Why do we celebrate Pride in Nunavik?
Sometimes we feel uncomfortable with new things and differences. It’s normal that it may seem scary at first, but just as we want people to be tolerant of us, it’s important to be tolerant of others in order to live in harmony. Whether we’re talking about personality or appearance, everyone is different and deserves to be respected and accepted as they are.
What is Pride?
Pride is being proud of who you are. It's about accepting yourself and others. No matter the age, ethnicity or sexual orientation. It's also about remembering those who fought before us for equal rights.

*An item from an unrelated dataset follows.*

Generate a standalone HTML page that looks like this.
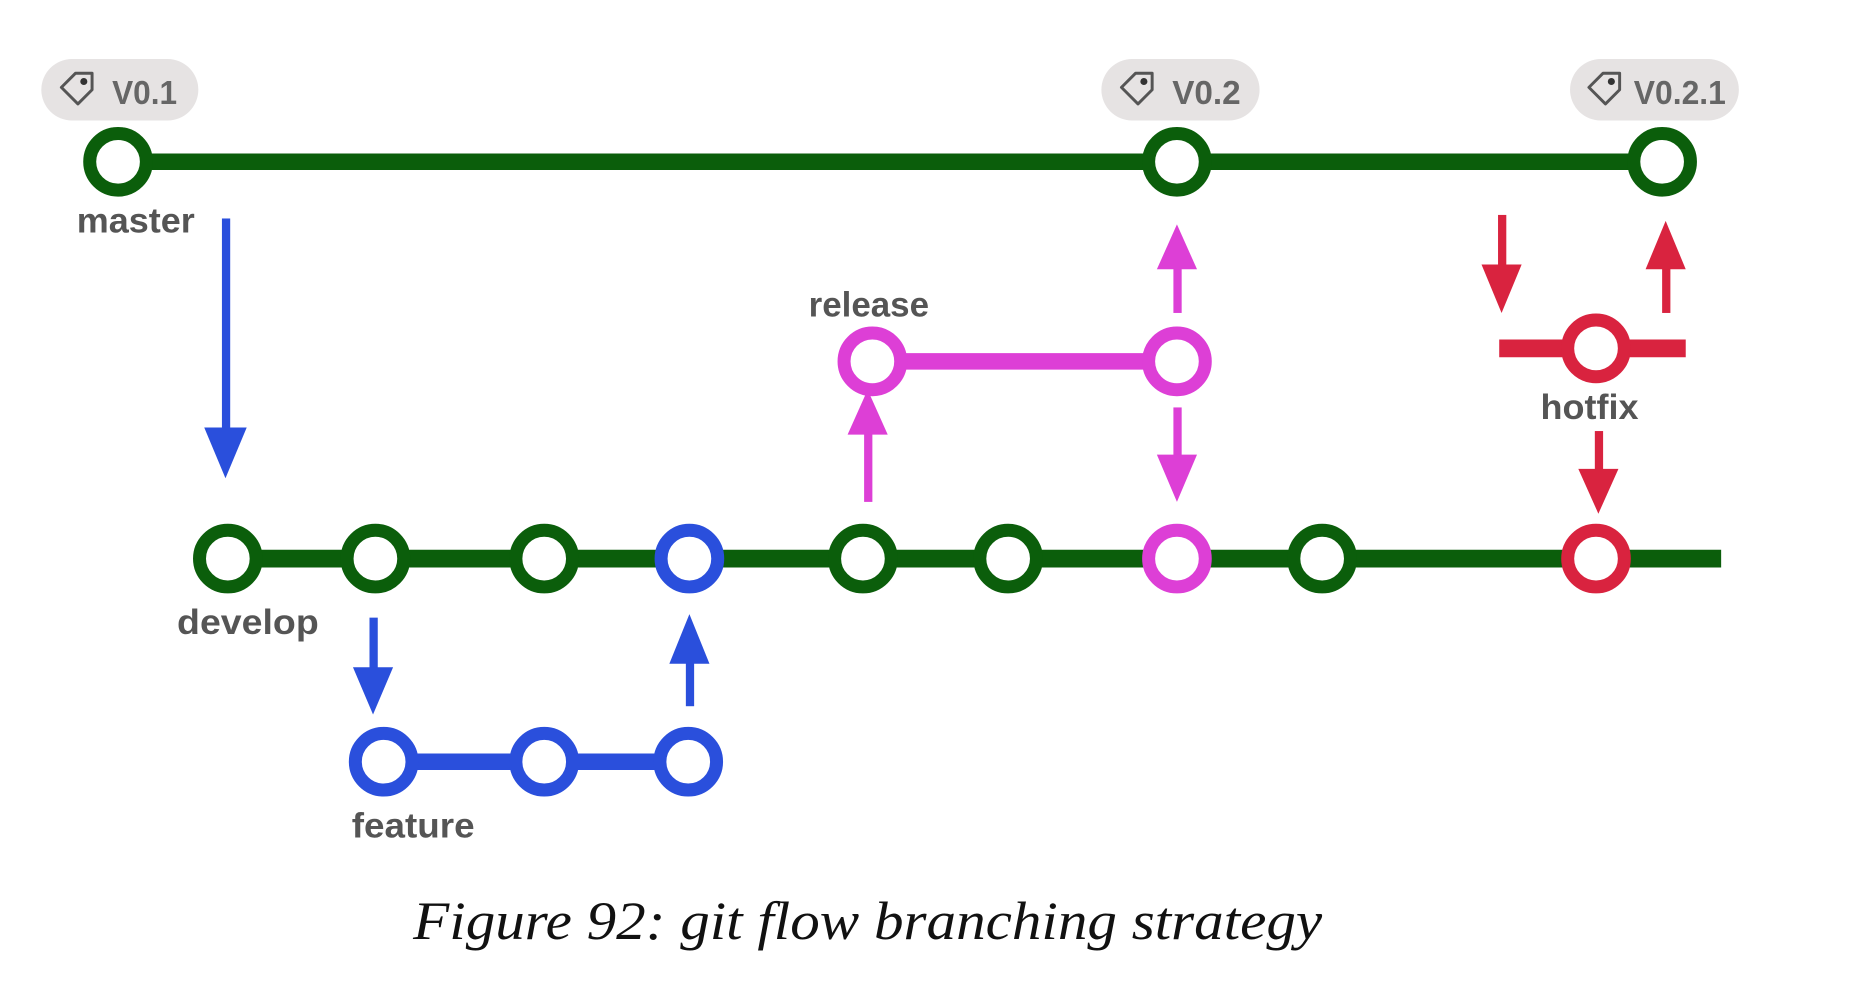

Historically, in New York City, on June 28, 1969 a police raid occurred at the Stonewall Inn, a gay club in Greenwich Village. This led to a riot by bar patrons, staff and neighborhood residents. More than six days of protests and clashes ensued. The protesters demanded the creation of places where LGBTQ+ people could live their lives openly and safely, without fear of arrest.
A year later, on the occasion of the commemoration of the Greenwich Village riots, thousands of LGBTQ+ protesters gathered in the streets of New York to demonstrate and remember the events. This is the origin of Pride. The 1969 riots were also the origin of the creation of many LGBTQ+ rights organizations.
Pride is an opportunity for the LGBTQ+ community to come together to celebrate the acceptance of sexual and gender diversity. Everyone is invited to participate to show their support for the cause.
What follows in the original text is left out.